What is the relationship of shadows at the onset of the final
Redemption with the idea that vows transform our shadows into reality? 
The entire concept of making a vow to introduce holiness into our mundane activities is necessitated by the Galus perception of a dichotomy between the holy things we do, such as performance of a mitzvah, and everything else that is neutral. 
This distinction, however, is not, in and of itself, real. In truth, from G‑d’s perspective, the world of shadows is no less
G‑dly than the world of light. The Galus conditions which keep us from rising above the sun, metaphorically speaking, render everything in this world, other than a Mitzvah, a “Vanity of vanities,” as King Solomon stated in Ecclesiastes. When we live “under the sun,” the expression used by Solomon to describe our quotidian existence, there is a distinction between the
sunlight and the shadow it casts. 
However, when one rises above the sun and sees the world from G‑d’s vantage point, one sees the shadow as no less significant than the sun that creates it. 

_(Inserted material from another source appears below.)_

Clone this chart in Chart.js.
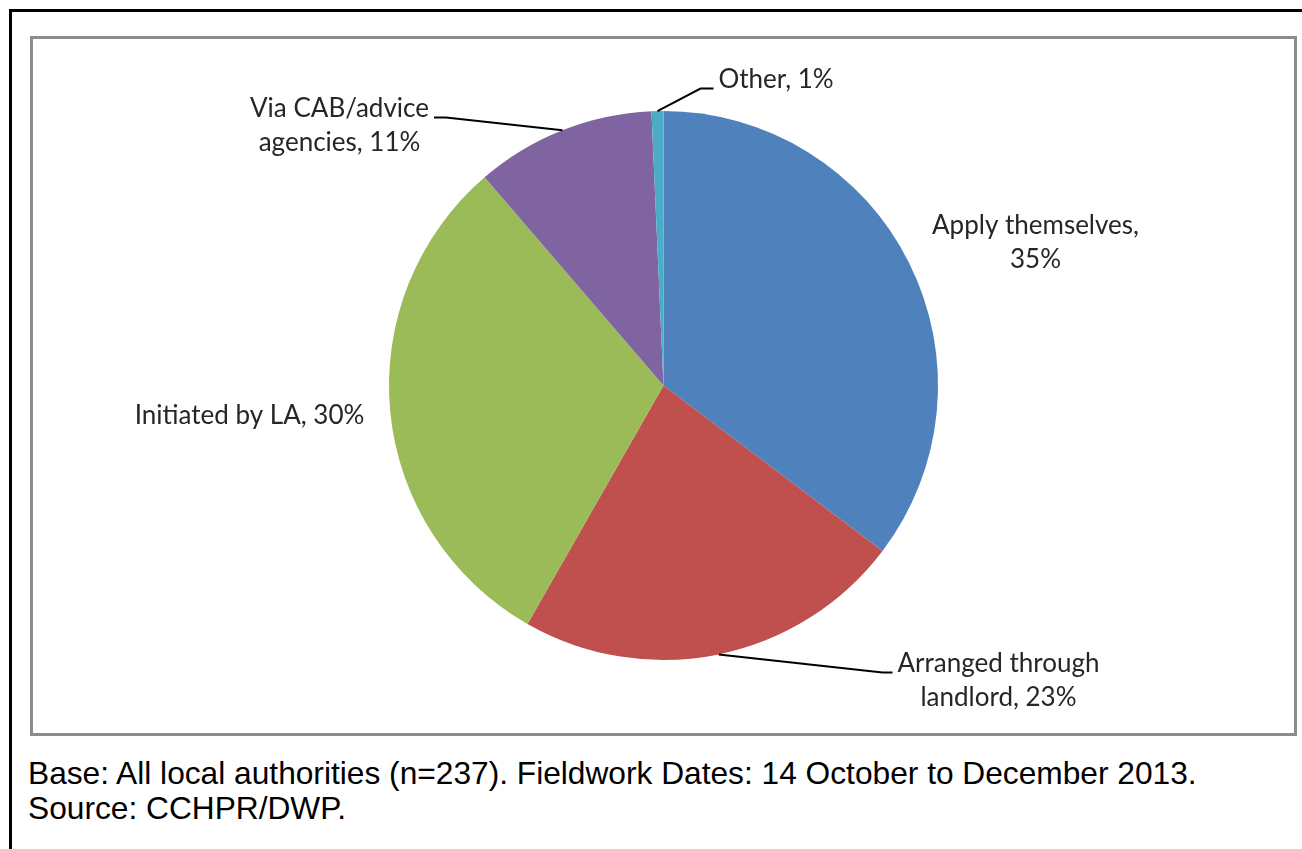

In the Messianic Age we will see G‑dliness in everything that we do. Even when we engage in the most physical of behaviors it will be a form of serving G‑d. This is, in fact, what King
Solomon meant when he said in Proverbs, “Know Him in all your ways.” However, true knowledge eludes us in of
exile.  Recall the passage cited above from Job: “For we are but of yesterday, and know nothing.” Because we are from
yesterday, meaning the period of exile, we know nothing. Our ability to truly know G‑d and see His presence in everything that we do is limited, hence we resort to vows as a way of introducing
holiness into our ordinary activities.  
However, in the Messianic Age, the prophet declares, “The earth will be filled with the knowledge of G‑d as the water
covers the sea.” We will gain this upper (“above the sun”) level knowledge and therefore be capable of seeing the Divine in everything. We will no longer need vows to turn our shadows into light.